Some people might ask why do you need a large number of loudspeakers placed around and above the orchestra? This is important in order to recreate the pattern of reflections coming from all directions similar to that in a real room and be able to control this seamlessly to recreate a natural and convincing soundfield. Especially the early and late reverberant energy direction in relation to the musicians. Furthermore, when processing and reproducing audio signals which have similar spectral content and reproducing these over a large number of loudspeakers this can be problematic as it can lead to audible artefacts which may include phasing or coloration of the soundfield, however the Reverb Twentyfour ensures that each of the output channels are slightly different in order to avoid correlation between channels.
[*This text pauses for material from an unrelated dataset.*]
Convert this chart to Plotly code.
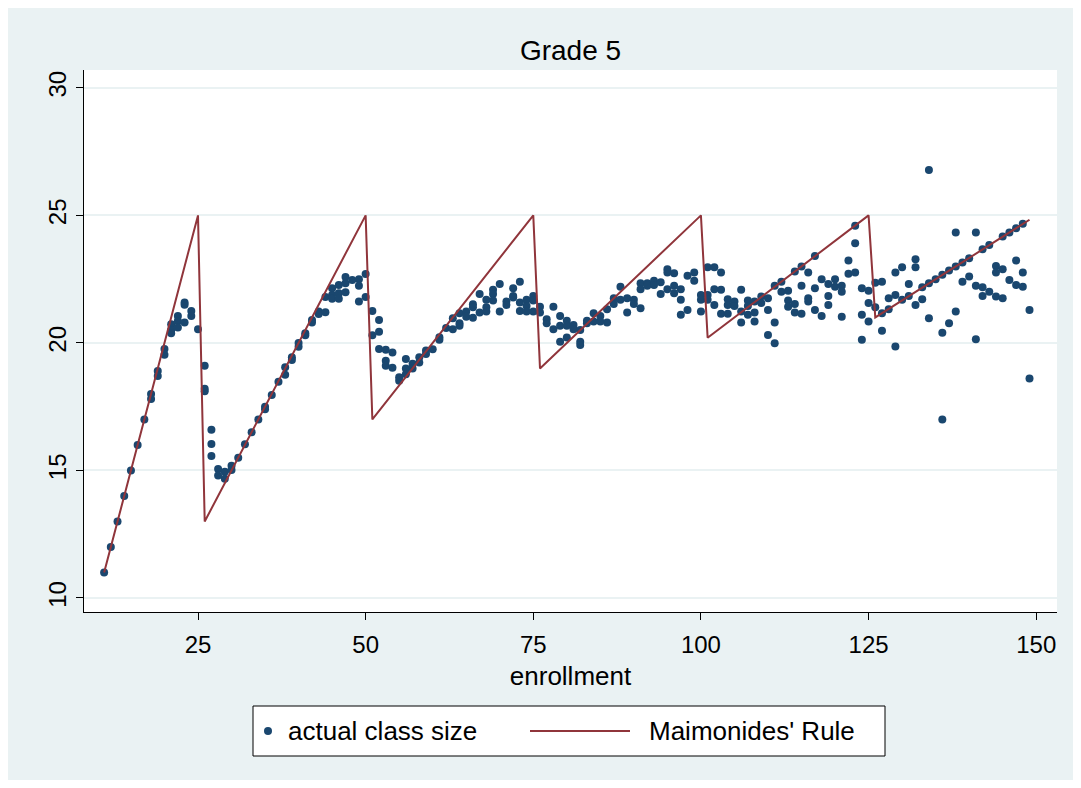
import plotly.graph_objects as go

# ---- data ----
enrollment = [
    11, 12, 13, 14, 15, 16, 17, 18, 18, 19, 19, 20, 20,
    21, 21, 21, 22, 22, 22, 23, 23, 23, 24, 24, 25,
    26, 26, 26, 27, 27, 27, 28, 28, 29, 29, 30, 30,
    31, 32, 33, 34, 35, 35, 36, 37, 38, 38, 39, 39, 40, 40,
    41, 41, 42, 42, 43, 43, 44, 44, 45, 45, 45, 46, 46, 46,
    47, 47, 47, 48, 49, 49, 49, 50, 50,
    51, 51, 52, 52, 52, 53, 53, 53, 54, 54, 55, 55,
    56, 56, 56, 57, 57, 58, 58, 59, 59, 60,
    61, 61, 62, 63, 63, 64, 64, 64, 65, 65,
    66, 66, 66, 67, 67, 68, 68, 68, 69, 69, 69, 70, 70,
    71, 71, 72, 72, 72, 73, 73, 73, 74, 74, 74, 75, 75, 75,
    76, 76, 77, 77, 78, 78, 79, 79, 79, 80, 80, 80,
    81, 81, 82, 82, 82, 83, 83, 84, 84, 85, 85,
    86, 86, 87, 87, 88, 88, 89, 89, 90, 90,
    91, 91, 91, 92, 92, 93, 93, 94, 94, 95, 95, 95,
    96, 96, 96, 97, 97, 97, 98, 98, 99, 99, 100, 100, 100,
    101, 101, 101, 102, 102, 102, 103, 103, 103, 104, 104, 104, 105, 105,
    106, 106, 106, 107, 107, 107, 108, 108, 108, 109, 109, 110, 110, 110,
    111, 111, 111, 112, 112, 113, 113, 113, 114, 114, 114, 115, 115, 115,
    116, 116, 116, 117, 117, 117, 118, 118, 119, 119, 119, 120, 120,
    121, 121, 121, 122, 122, 123, 123, 123, 124, 124, 124, 125, 125, 125,
    126, 126, 127, 127, 127, 128, 128, 129, 129, 129, 130, 130,
    131, 131, 132, 132, 132, 133, 133, 134, 134, 134, 135,
    136, 136, 136, 137, 137, 138, 138, 138, 139, 139, 140, 140,
    141, 141, 141, 142, 142, 142, 143, 143, 144, 144, 144, 145, 145, 145,
    146, 146, 147, 147, 147, 148, 148, 148, 149, 149,
]

class_size = [
    11.0, 12.0, 13.0, 14.0, 15.0, 16.0, 17.0, 18.0, 17.8, 18.9, 18.7, 19.76, 19.54,
    20.73, 20.5, 20.38, 21.06, 20.86, 20.6, 21.58, 21.5, 20.8, 21.25, 21.06, 20.54,
    19.1, 18.2, 18.1, 16.6, 16.04, 15.57, 15.06, 14.8, 14.95, 14.67, 15.18, 15.02,
    15.5, 16.03, 16.5, 17.0, 17.5, 17.4, 17.96, 18.48, 19.05, 18.75, 19.44, 19.33, 20.0, 19.85,
    20.38, 20.3, 20.9, 20.8, 21.23, 21.13, 21.8, 21.2, 22.14, 21.88, 21.73, 22.27, 21.95, 21.73,
    22.58, 22.34, 21.99, 22.47, 22.5, 22.24, 21.62, 22.7, 21.8,
    21.25, 20.3, 20.9, 20.44, 19.76, 19.73, 19.3, 19.1, 19.62, 19.03, 18.65, 18.52,
    19.37, 19.0, 18.77, 19.18, 19.0, 19.44, 19.23, 19.7, 19.57, 19.75,
    20.22, 20.12, 20.58, 20.97, 20.54, 21.16, 20.77, 20.67, 21.23, 21.03,
    21.52, 21.4, 20.99, 21.92, 21.19, 21.69, 21.4, 21.23, 22.08, 21.92, 21.66, 22.31, 21.23,
    21.62, 21.49, 22.14, 21.84, 21.78, 22.4, 21.58, 21.25, 21.69, 21.45, 21.23, 21.84, 21.66, 21.23,
    21.42, 21.19, 20.93, 20.77, 21.42, 20.54, 21.06, 20.67, 20.05, 20.87, 20.67, 20.21,
    20.7, 20.54, 20.51, 20.05, 19.92, 20.87, 20.77, 21.16, 20.84, 21.06, 20.84,
    21.32, 20.8, 21.75, 21.53, 22.2, 21.69, 21.75, 21.19, 21.69, 21.53,
    22.34, 22.1, 21.36, 22.34, 22.24, 22.44, 22.27, 22.38, 21.92, 22.89, 22.76, 22.1,
    22.73, 22.24, 21.95, 22.1, 21.69, 21.1, 22.63, 21.29, 22.76, 22.44, 21.88, 21.69, 21.23,
    22.97, 21.88, 21.69, 22.97, 22.1, 21.49, 22.76, 22.08, 21.14, 21.71, 21.49, 21.14, 21.62, 21.45,
    22.08, 21.23, 20.8, 21.66, 21.45, 21.1, 21.62, 21.19, 20.84, 21.82, 21.56, 21.75, 21.29, 20.31,
    22.24, 20.8, 19.99, 22.4, 22.01, 22.05, 21.66, 21.42, 22.8, 21.53, 21.19, 23.0, 22.24, 21.14,
    22.76, 21.75, 21.62, 23.41, 22.14, 21.29, 22.5, 21.06, 22.31, 21.84, 21.49, 22.5, 22.2,
    22.24, 22.01, 21.03, 23.23, 22.71, 24.59, 23.91, 22.76, 22.14, 21.1, 20.12, 22.05, 21.56, 20.84,
    22.36, 21.4, 22.4, 21.16, 20.48, 21.75, 21.32, 22.76, 21.88, 19.86, 22.97, 21.69,
    22.31, 21.84, 23.28, 22.97, 21.49, 22.18, 21.71, 26.78, 22.34, 20.97, 22.5,
    22.67, 20.4, 17.0, 22.84, 20.77, 24.33, 23.0, 21.23, 23.15, 22.4, 23.32, 22.6,
    24.33, 22.24, 20.14, 23.67, 22.18, 21.84, 23.84, 22.01, 23.02, 22.76, 21.82, 24.17, 22.89, 21.75,
    24.33, 22.47, 24.5, 23.23, 22.27, 24.67, 22.76, 22.2, 21.29, 18.6,
]

rule_enrollment = [11, 25, 26, 50, 51, 75, 76, 100, 101, 125, 126, 149]
rule_size = [11, 25, 13, 25, 17, 25, 19, 25, 20.2, 25, 21, 24.83]

series_names = ["actual class size", "Maimonides' Rule"]
x_ticks = [25, 50, 75, 100, 125, 150]
y_ticks = [10, 15, 20, 25, 30]

# ---- styling ----
BG = "#EAF2F3"
NAVY = "#1A476F"
MAROON = "#90353B"
FONT = "Liberation Sans, Arial, Helvetica, sans-serif"

W, H = 1065, 772            # page body has an 8px white margin
ML, MR, MT, MB = 76, 16, 62, 168
PW = W - ML - MR
PH = H - MT - MB


def px(fx):   # figure pixel x -> paper x
    return (fx - ML) / PW


def py(fy):   # figure pixel y -> paper y
    return (H - MB - fy) / PH


fig = go.Figure()
fig.add_trace(go.Scatter(
    x=enrollment, y=class_size, mode="markers", name=series_names[0],
    marker=dict(color=NAVY, size=8, line=dict(width=0)), showlegend=False,
))
fig.add_trace(go.Scatter(
    x=rule_enrollment, y=rule_size, mode="lines", name=series_names[1],
    line=dict(color=MAROON, width=2), showlegend=False,
))

# ---- legend box (Stata style) ----
leg_cy = py(723)
shapes = [
    dict(type="rect", xref="paper", yref="paper",
         x0=px(245), x1=px(877), y0=py(748), y1=py(698),
         fillcolor="white", line=dict(color="black", width=1), layer="above"),
    dict(type="circle", xref="paper", yref="paper", xsizemode="pixel", ysizemode="pixel",
         xanchor=px(260), yanchor=leg_cy, x0=-4, x1=4, y0=-4, y1=4,
         fillcolor=NAVY, line=dict(width=0), layer="above"),
    dict(type="line", xref="paper", yref="paper",
         x0=px(522), x1=px(622), y0=leg_cy, y1=leg_cy,
         line=dict(color=MAROON, width=2), layer="above"),
]
annotations = [
    dict(text=series_names[0], xref="paper", yref="paper", x=px(278), y=leg_cy,
         xanchor="left", yanchor="middle", showarrow=False,
         font=dict(family=FONT, size=26, color="black")),
    dict(text=series_names[1], xref="paper", yref="paper", x=px(639), y=leg_cy,
         xanchor="left", yanchor="middle", showarrow=False,
         font=dict(family=FONT, size=26, color="black")),
]

fig.update_layout(
    width=W, height=H,
    paper_bgcolor=BG, plot_bgcolor="white",
    margin=dict(l=ML, r=MR, t=MT, b=MB),
    font=dict(family=FONT, size=24, color="black"),
    title=dict(text="Grade 5", x=0.5, xref="paper", y=1 - 42 / H,
               yanchor="middle", xanchor="center",
               font=dict(family=FONT, size=28, color="black")),
    showlegend=False,
    shapes=shapes,
    annotations=annotations,
)
fig.update_xaxes(
    range=[8, 153.1], tickvals=x_ticks, ticks="outside", ticklen=7,
    tickcolor="black", showline=True, linecolor="black", linewidth=1,
    showgrid=False, zeroline=False, ticklabelstandoff=4,
    title=dict(text="enrollment", standoff=10, font=dict(size=26)),
    tickfont=dict(size=24),
)
fig.update_yaxes(
    range=[9.45, 30.7], tickvals=y_ticks, ticks="outside", ticklen=7,
    tickcolor="black", showline=True, linecolor="black", linewidth=1,
    showgrid=True, gridcolor=BG, gridwidth=2, zeroline=False,
    tickangle=-90, tickfont=dict(size=24),
)

fig.write_html("out.html")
Ultimately, most consumers will only have a stereo set up, as a result the Reverb Twentyfour has a down-mix function allowing the creation of stereo content from any multichannel mix and also the ability to provide an up-mix from a single mono channel. When manipulating the decay of the reverberation it is also possible to use the ‘Focus’ parameters this allows you to spread the reverberation amongst channels using three different settings which include narrow, default and wide, these settings are similar to the divergence found in surround panning.
Richard commented that due to his busy schedule his use of the Reverb Twentyfour functions has been minimal and admits that he has not yet scratched the surface, but has a number of exciting projects lined up that will allow him to explore the Reverb Twentyfour in more depth.